* _GIVEN INFORMATION_:
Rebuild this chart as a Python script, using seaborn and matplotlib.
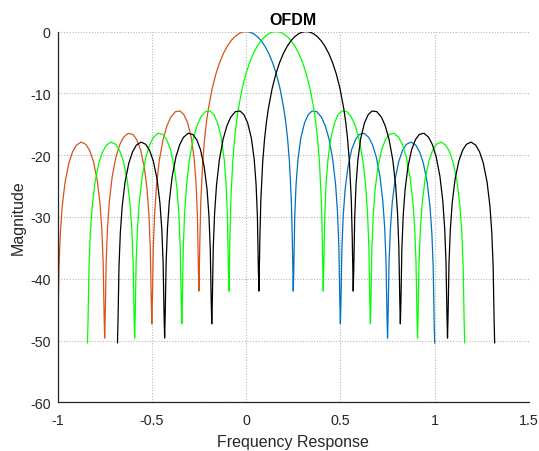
import numpy as np
import pandas as pd
import matplotlib
matplotlib.use("Agg")
import matplotlib.pyplot as plt
import seaborn as sns

# Response of one subcarrier: distance from the carrier centre (normalised) and magnitude in dB
offset_freq = [0, 0.02, 0.04, 0.06, 0.08, 0.10, 0.12, 0.14, 0.16, 0.18, 0.20, 0.21, 0.22, 0.23, 0.24, 0.245, 0.25,
               0.253, 0.258, 0.265, 0.275, 0.29, 0.31, 0.33, 0.35, 0.375, 0.40, 0.42, 0.44, 0.46, 0.475, 0.485, 0.492, 0.497, 0.50,
               0.503, 0.508, 0.515, 0.525, 0.54, 0.56, 0.58, 0.60, 0.625, 0.65, 0.67, 0.69, 0.71, 0.725, 0.735, 0.742, 0.747, 0.75,
               0.753, 0.758, 0.765, 0.775, 0.79, 0.81, 0.83, 0.85, 0.875, 0.90, 0.92, 0.94, 0.96, 0.975, 0.985, 0.992, 0.997, 1.0]
magnitude_db = [0, -0.09, -0.36, -0.83, -1.49, -2.38, -3.53, -4.99, -6.84, -9.24, -12.48, -14.61, -17.34, -21.12, -27.42, -33.59, -42.0,
                -38.30, -29.95, -24.75, -20.70, -17.27, -14.76, -13.43, -12.86, -12.96, -13.88, -15.28, -17.44, -20.81, -24.90, -29.39, -34.91, -43.49, -47.3,
                -43.57, -35.13, -29.80, -25.58, -21.91, -19.09, -17.49, -16.66, -16.46, -17.11, -18.31, -20.28, -23.47, -27.43, -31.84, -37.30, -45.84, -49.6,
                -45.87, -37.39, -32.01, -27.71, -23.92, -20.96, -19.22, -18.25, -17.89, -18.39, -19.46, -21.31, -24.39, -28.26, -32.61, -38.03, -46.54, -50.4]

# Subcarrier centres
carrier_centers = [0.0, 0.159, 0.318]

x_ticks = [-1, -0.5, 0, 0.5, 1, 1.5]
x_tick_labels = ["-1", "-0.5", "0", "0.5", "1", "1.5"]
y_ticks = [0, -10, -20, -30, -40, -50, -60]
y_tick_labels = ["0", "-10", "-20", "-30", "-40", "-50", "-60"]

sns.set_style("white")
plt.rcParams["font.family"] = ["Liberation Sans", "DejaVu Sans"]

off = np.array(offset_freq)
mag = np.array(magnitude_db)

segments = []
c0 = carrier_centers[0]
segments.append(pd.DataFrame({"f": c0 - off[::-1], "m": mag[::-1], "seg": "c0_left"}))
segments.append(pd.DataFrame({"f": c0 + off, "m": mag, "seg": "c0_right"}))
for i, c in enumerate(carrier_centers[1:], start=1):
    segments.append(pd.DataFrame({"f": np.concatenate([c - off[::-1], c + off[1:]]),
                                  "m": np.concatenate([mag[::-1], mag[1:]]),
                                  "seg": f"c{i}"}))
df = pd.concat(segments, ignore_index=True)

palette = {"c0_left": "#D95319", "c0_right": "#0072BD", "c1": "#00FF00", "c2": "#000000"}

fig = plt.figure(figsize=(5.39, 4.52), dpi=100)
ax = fig.add_axes([0.1067, 0.1077, 0.9814 - 0.1067, 0.928 - 0.1077])

for seg, color in palette.items():
    sub = df[df["seg"] == seg]
    sns.lineplot(data=sub, x="f", y="m", ax=ax, color=color, linewidth=0.9,
                 sort=False, estimator=None, legend=False)

ax.set_xlim(-1, 1.5)
ax.set_ylim(-60, 0)
ax.set_xticks(x_ticks)
ax.set_xticklabels(x_tick_labels)
ax.set_yticks(y_ticks)
ax.set_yticklabels(y_tick_labels)

ax.grid(True, color="#b8b8b8", linestyle=(0, (1, 1.5)), linewidth=0.8)
ax.set_axisbelow(True)

for side in ["top", "right"]:
    ax.spines[side].set_visible(False)
for side in ["left", "bottom"]:
    ax.spines[side].set_color("#262626")
    ax.spines[side].set_linewidth(0.9)

ax.tick_params(direction="in", length=3, width=0.8, color="#262626",
               labelsize=10.3, labelcolor="#262626")
ax.tick_params(axis="x", pad=8)
ax.tick_params(axis="y", pad=5)

ax.set_xlabel("Frequency Response", fontsize=11.5, color="#262626", labelpad=5)
ax.set_ylabel("Magnitude", fontsize=11.5, color="#262626", labelpad=3)
ax.set_title("OFDM", fontsize=11.5, fontweight="bold", color="#000000", pad=5.5)

fig.savefig("out.png", dpi=100)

* _THE REQUEST_: Everything from the top line of the data down to and including the line with "import seaborn as sns" is to be copied, except the pictures.

* _TASK RESPONSE_:
Rebuild this chart as a Python script, using seaborn and matplotlib.
import numpy as np
import pandas as pd
import matplotlib
matplotlib.use("Agg")
import matplotlib.pyplot as plt
import seaborn as sns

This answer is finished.